Using the ZMQ work manager works well. The MPI work manager should also work well, though is untested. Both of these handle starting new workers in a more efficient way, without copying the full state of the parent.

Continuing a failed run

The restarting plugin has a few different things it expects to find when it runs. Crashes during the WE run should not affect this. However, if the plugin itself crashes while running, these may be left in a weird state.

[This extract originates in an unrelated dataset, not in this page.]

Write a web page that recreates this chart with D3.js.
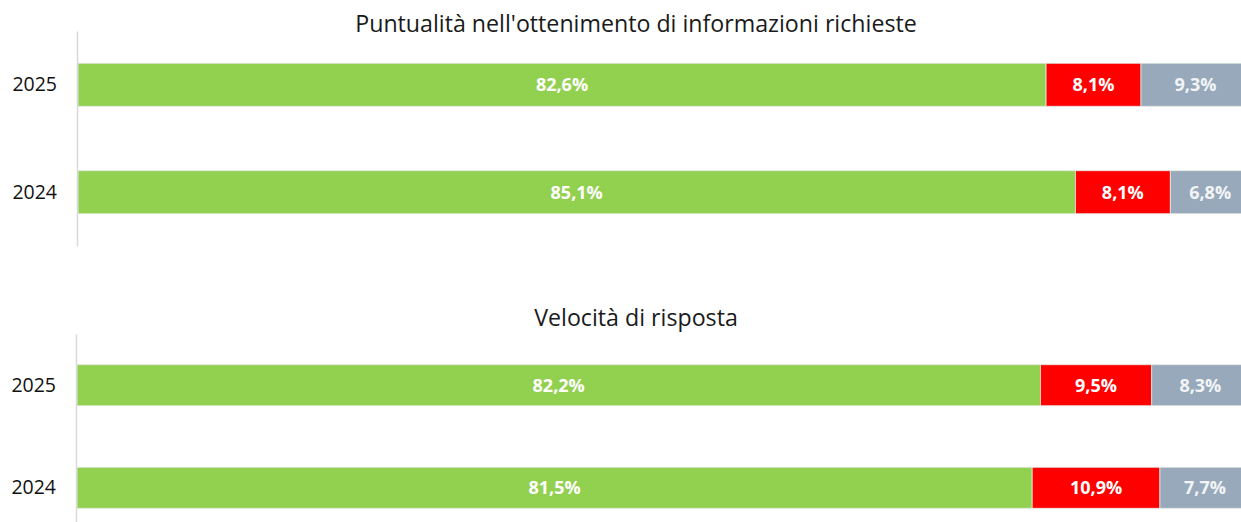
<!DOCTYPE html>
<html>
<head>
<meta charset="utf-8">
<script src="https://cdn.jsdelivr.net/npm/d3@7"></script>
<style>
  body { margin: 0; background: #fff; }
  svg { font-family: "Open Sans", sans-serif; display: block; }
</style>
</head>
<body>
<svg id="chart"></svg>
<script>
// data
var years = ["2025", "2024"];
var seriesNames = ["Positivo", "Negativo", "Non so"];
var seriesColors = ["#92d050", "#ff0000", "#97a9ba"];

var puntualitaPos = [82.6, 85.1],
    puntualitaNeg = [8.1, 8.1],
    puntualitaNs = [9.3, 6.8];

var velocitaPos = [82.2, 81.5],
    velocitaNeg = [9.5, 10.9],
    velocitaNs = [8.3, 7.7];

var titles = ["Puntualità nell'ottenimento di informazioni richieste", "Velocità di risposta"];

var width = 1241, height = 522;

var svg = d3.select("#chart")
    .attr("width", width)
    .attr("height", height);

var fmt = function (v) {
    return d3.format(".1f")(v).replace(".", ",") + "%";
};

function buildRows(pos, neg, ns) {
    return years.map(function (y, i) {
        return { year: y, values: [pos[i], neg[i], ns[i]] };
    });
}

function drawPanel(rows, title, top, bottom, axisX, titleY) {
    var g = svg.append("g").attr("class", "panel");

    var x = d3.scaleLinear()
        .domain([0, 100])
        .range([axisX + 1, axisX + 1 + 1172]);

    var y = d3.scaleBand()
        .domain(years)
        .range([top, bottom])
        .paddingInner(0.6)
        .paddingOuter(0.3);

    g.append("text")
        .attr("x", 636)
        .attr("y", titleY)
        .attr("text-anchor", "middle")
        .style("font-size", "23.2px")
        .style("fill", "#1a1a1a")
        .text(title);

    var stack = d3.stack()
        .keys([0, 1, 2])
        .value(function (d, k) { return d.values[k]; });
    var layers = stack(rows);

    layers.forEach(function (layer, k) {
        g.selectAll(".bar" + k)
            .data(layer)
            .enter().append("rect")
            .attr("class", "bar" + k)
            .attr("x", function (d) { return x(d[0]); })
            .attr("y", function (d) { return y(d.data.year); })
            .attr("width", function (d) { return x(d[1]) - x(d[0]); })
            .attr("height", y.bandwidth())
            .attr("fill", seriesColors[k])
            .attr("stroke", "#e4e8e0")
            .attr("stroke-width", 0.8);

        g.selectAll(".lbl" + k)
            .data(layer)
            .enter().append("text")
            .attr("class", "lbl" + k)
            .attr("x", function (d) { return (x(d[0]) + x(d[1])) / 2; })
            .attr("y", function (d) { return y(d.data.year) + y.bandwidth() / 2; })
            .attr("dy", "0.36em")
            .attr("text-anchor", "middle")
            .style("font-size", "18px")
            .style("font-weight", "bold")
            .style("fill", k == 2 ? "#f2f4f6" : "#ffffff")
            .text(function (d) { return fmt(d.data.values[k]); });
    });

    // axis line with year labels
    var yAxis = d3.axisLeft(y).tickSize(0).tickPadding(20);
    var ax = g.append("g")
        .attr("transform", "translate(" + axisX + ",0)")
        .call(yAxis);
    ax.select(".domain")
        .attr("stroke", "#d9d9d9")
        .attr("stroke-width", 1.5);
    ax.selectAll("text")
        .style("font-size", "19.5px")
        .style("font-weight", "500")
        .style("font-family", "Open Sans, sans-serif")
        .style("fill", "#111111");
}

drawPanel(buildRows(puntualitaPos, puntualitaNeg, puntualitaNs), titles[0], 31, 246, 77, 31.5);
drawPanel(buildRows(velocitaPos, velocitaNeg, velocitaNs), titles[1], 334, 539, 76, 326);
</script>
</body>
</html>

If the plugin crashes while running, make sure:

restart.dat contains the correct entries. restarts_completed is the number of restarts successfully completed, and same for runs_completed within that restart.
restart_initialization.json is pointing to the correct restart

It may help to w_truncate the very last iteration and allow WESTPA to re-do it.

Potential Pitfalls/Troubleshooting

Basis state calculation may take a LONG time with a large number of start-states. A simple RMSD calculation using cpptraj and 500,000 start-states took over 6 hours. Reducing the number of runs used through n_restarts_to_use will ameliorate this.
If restart_driver.prepare_coordinates() has written a coordinate for an iteration, subsequent runs will NOT overwrite it, and will skip it.
In general: verify that msm_we is installed
Verify that restart_initialization.json has been correctly set
This plugin does not yet attempt to resolve environment variables in the config, so things like say, $WEST_SIM_ROOT, will be interpreted literally in paths

References

[1] Suárez, E., Adelman, J. L. & Zuckerman, D. M. Accurate Estimation of Protein Folding and Unfolding Times: Beyond Markov State Models. J Chem Theory Comput 12, 3473–3481 (2016).

[2] Copperman, J. & Zuckerman, D. M. Accelerated Estimation of Long-Timescale Kinetics from Weighted Ensemble Simulation via Non-Markovian “Microbin” Analysis. J Chem Theory Comput 16, 6763–6775 (2020).